The long-standing instability on the Dniestr hardly favors the Moldovan authorities. A progress in the Transnistrian conflict settlement is regarded by Brussels as an important sign of Moldova’s Europeanization and as a pre-condition for some additional aid. So if the Moldovan authorities will be willing to keep the positive track of their relations with the EU, IMF and other donors, some positive developments in the conflict settlement will be needed. It is telling in this sense that during his meeting with Steinmeier on July 26 Andrian Candu expressed the will of the Moldovan authorities to work out during the next parliamentary session a concept of a special status for Transnistria, transitional legislation for negotiators’ mandate as well as a road map with concrete steps to resolve the conflict. “Prospects are quite good and we hope that the next year will be a year of opportunities”, he said. Of course it could be a simulation in face of Steinmeier’s visit, but we should not forget that earlier the Moldovan side simply referred to its own quite rough legislative act on the status of Transnistria adopted in 2005 taking any further discussions for inappropriate. Besides, the normalization of relations with Tiraspol is to some extent also a pre-condition for Moldova to restore positive relationship with Russia. Currently the Moldovan delegation is visiting Moscow to discuss the Russian-Moldovan road map on trade issues. So the international context, both in the West and the East, demands from Chisinau some concrete and positive initiatives in the conflict settlement.
Besides, all the parties involved understand very well that the stalemate in the conflict resolution exists not only due to the Moldovan position, but also because of political situation in Tiraspol.
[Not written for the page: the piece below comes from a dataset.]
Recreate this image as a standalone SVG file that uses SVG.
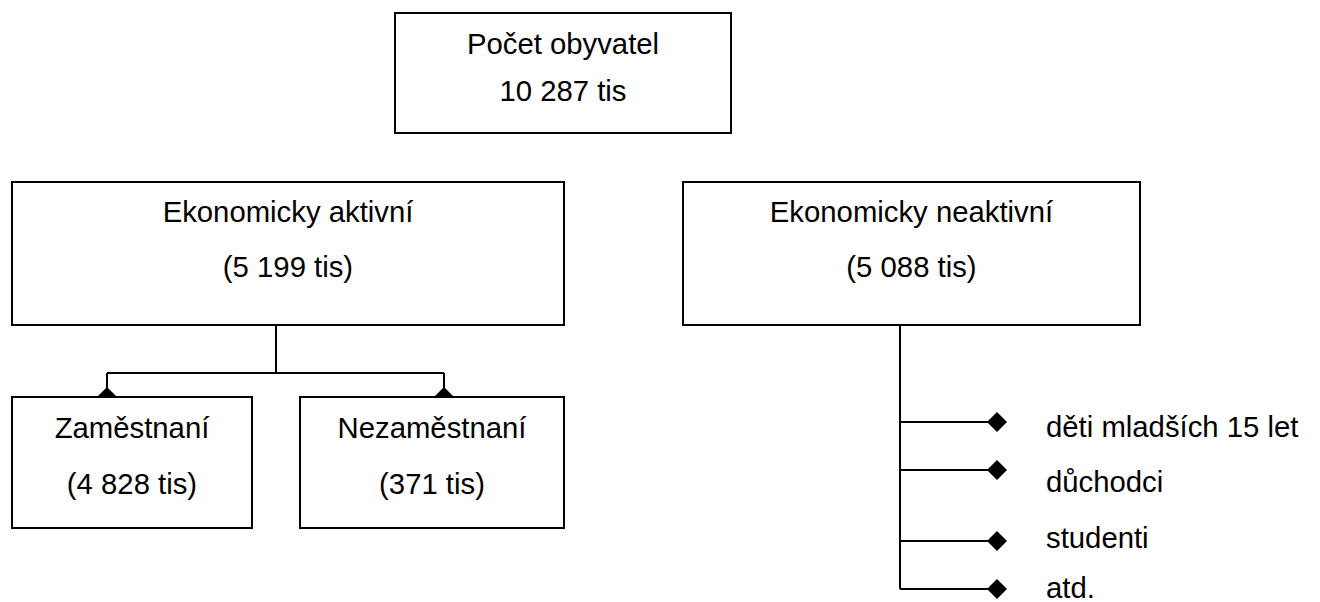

In the context of forthcoming presidential elections both political camps represented by the president Shevchouk and the Supreme Council are competing now i.a. in accusing each other of close relations with Chisinau. Any substantial progress in the negotiations can be used by the current parliamentary opposition for producing subsequent information campaign against the president. For example, even the current situation with the Transnistrian import from the Ukrainian territory is interpreted by the representatives of the Supreme Council and some experts appearing at the TV-Channel TSV as an abolishment of Transnistrian statehood coordinated by Kiev and Chisinau with the Transnistrian government. That’s why it was notable that the German Foreign Minister also met with the speaker of the Transnistrian parliament Vadim Krasnoselski what is actually not necessary in terms of diplomatic protocol. Nevertheless, in face of current economic crisis in the break-away republic normalization of relations with Ukraine and Moldova is a key foreign economic priority for Tiraspol regardless of who is in power there at the moment. So in the mid-term perspective Transnistria is rather a positive (even if reserved) player in the conflict settlement than a provocateur.
The need to wait for the next year and to prepare the negotiation agenda for that was also formulated by the Russian representative in 5+2 negotiations Sergey Gubarev. The Transnistrian settlement is again unseasonable, this time predominantly due to local politics. The situation can change but it hardly happens in the second half of this year, at least if we speak about any positive trends.